The output is tri-stated by a delayed input signal. This simple circuit has the disadvantage that the output is tri-stated by the input signal, and there is no control on the signal propagation inside the buffer. This disadvantage may activate the output uncontrollably, either for too long a period of time creating a conflict between the output and the next transition, or too short a time, being insufficient for a full output transition. The correct timing is controlled through proper transistor sizing.
Simulation Results
The performance of alternate repeaters discussed in section 3 along with segmented RC wires of variable lengths is analyzed. The designs including various repeater insertion techniques like buffer, Schmitt trigger, transientsensitive-accelerator, swing limited interconnect circuit, dynamic threshold swing limited circuit incorporated with segmented RC wires of 3mm, 9mm, 12mm and 15mm lengths are compared to obtain their performance metrics. The target technology is GPDK 45nm and 180nm CMOS implemented in Cadence analog design environment.
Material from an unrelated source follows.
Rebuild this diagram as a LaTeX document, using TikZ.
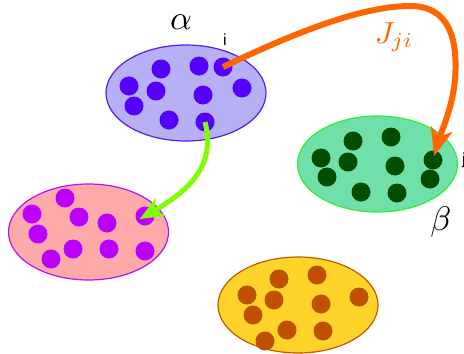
\documentclass[tikz,border=0pt]{standalone}
\usepackage{fontspec}
\newfontfamily\labelsans{Liberation Sans}
\usetikzlibrary{shapes.geometric,arrows.meta}
\definecolor{afill}{HTML}{B8B0F5}\definecolor{aedge}{HTML}{5A1AE8}\definecolor{adot}{HTML}{5500FF}
\definecolor{bfill}{HTML}{70E0AA}\definecolor{bedge}{HTML}{33EE33}\definecolor{bdot}{HTML}{004D00}
\definecolor{pfill}{HTML}{FFAAAA}\definecolor{pedge}{HTML}{BB11EE}\definecolor{pdot}{HTML}{BB00FF}
\definecolor{yfill}{HTML}{FFD42A}\definecolor{yedge}{HTML}{C05A00}\definecolor{ydot}{HTML}{C05000}
\definecolor{orangearr}{HTML}{FF6600}\definecolor{greenarr}{HTML}{7FFF00}
\tikzset{
  group/.style={ellipse, draw, line width=1.2pt, minimum width=160pt, minimum height=96pt, inner sep=0pt},
  dot/.style={circle, fill=#1, minimum size=19pt, inner sep=0pt},
  biglabel/.style={inner sep=0pt},
  smalllabel/.style={inner sep=0pt, font=\labelsans\fontsize{16}{18}\selectfont},
}
\begin{document}
\begin{tikzpicture}[x=1pt,y=-1pt]
\useasboundingbox (0,0) rectangle (464,354);
\clip (0,0) rectangle (464,354);
% groups
\node[group, draw=aedge, fill=afill] (GA) at (186,93) {};
\node[group, draw=bedge, fill=bfill] (GB) at (377.5,164) {};
\node[group, draw=pedge, fill=pfill] (GP) at (88.5,232) {};
\node[group, draw=yedge, fill=yfill] (GY) at (298,305) {};
% alpha dots
\foreach \n/\x/\y in {1/161/69, 2/199/66, 3/223/67, 4/129/86, 5/156/91, 6/242/88, 7/203/95, 8/134/106, 9/169/120, 10/205/122}
  \node[dot=adot] (a\n) at (\x,\y) {};
% beta dots
\foreach \n/\x/\y in {1/353/141, 2/391/137, 3/321/158, 4/348/162, 5/395/166, 6/433/160, 7/327/177, 8/430/179, 9/361/192, 10/397/193}
  \node[dot=bdot] (b\n) at (\x,\y) {};
% pink dots
\foreach \n/\x/\y in {1/65/198, 2/32/214, 3/79/217, 4/107/223, 5/145/216, 6/38/234, 7/73/249, 8/109/249, 9/145/251, 10/51/259}
  \node[dot=pdot] (p\n) at (\x,\y) {};
% yellow dots
\foreach \n/\x/\y in {1/279/279, 2/317/275, 3/247/295, 4/274/300, 5/321/304, 6/359/297, 7/253/315, 8/287/330, 9/323/331, 10/265/341}
  \node[dot=ydot] (y\n) at (\x,\y) {};
% labels
\node[biglabel] (lalpha) at (181,22) {\scalebox{3.4}{$\alpha$}};
\node[biglabel] (lbeta) at (441,222) {\scalebox{3.4}{$\beta$}};
\node[inner sep=0pt, text=orangearr] (lJ) at (394,37) {\scalebox{3.05}{$J_{ji}$}};
\node[smalllabel, anchor=base] (li) at (225,45) {i};
\node[smalllabel, anchor=base west] (lj) at (462,164) {j};
% connectors
\draw[orangearr, line width=6pt, shorten >=4pt, -{Stealth[length=28pt,width=22pt,inset=8pt]}]
  (a3.center) .. controls (290,35) and (360,6) .. (410,6)
  .. controls (450,6) and (458,40) .. (455,80)
  .. controls (452,110) and (440,135) .. (b6.center);
\draw[greenarr, line width=5pt, shorten >=-6pt, -{Stealth[length=24pt,width=20pt,inset=7pt]}]
  (a10.center) .. controls (216,165) and (190,190) .. (p5.center);
\end{tikzpicture}
\end{document}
The table I, II and III shows the performance comparison of power, delay and PDP for various repeater insertion techniques operated at 1.0V, 1.8V supply voltage, 1GHz frequency using GPDK 45nm and 180nm technology nodes. Table IV and V shows the comparison of various repeater insertion techniques for varied supply voltage and temperature conditions respectively. From the table I, it is evident that the transient sensitive accelerator and transparent repeaters are power efficient compared to the conventional buffer insertion and Schmitt trigger insertion techniques. From the table II, it is observed that the swing limited interconnect accelerator is better in terms of its delay constraint as compared to the buffer and Schmitt trigger repeater insertion techniques. From the table III, it is noted that the transparent repeater is the most energy efficient than the conventional schemes.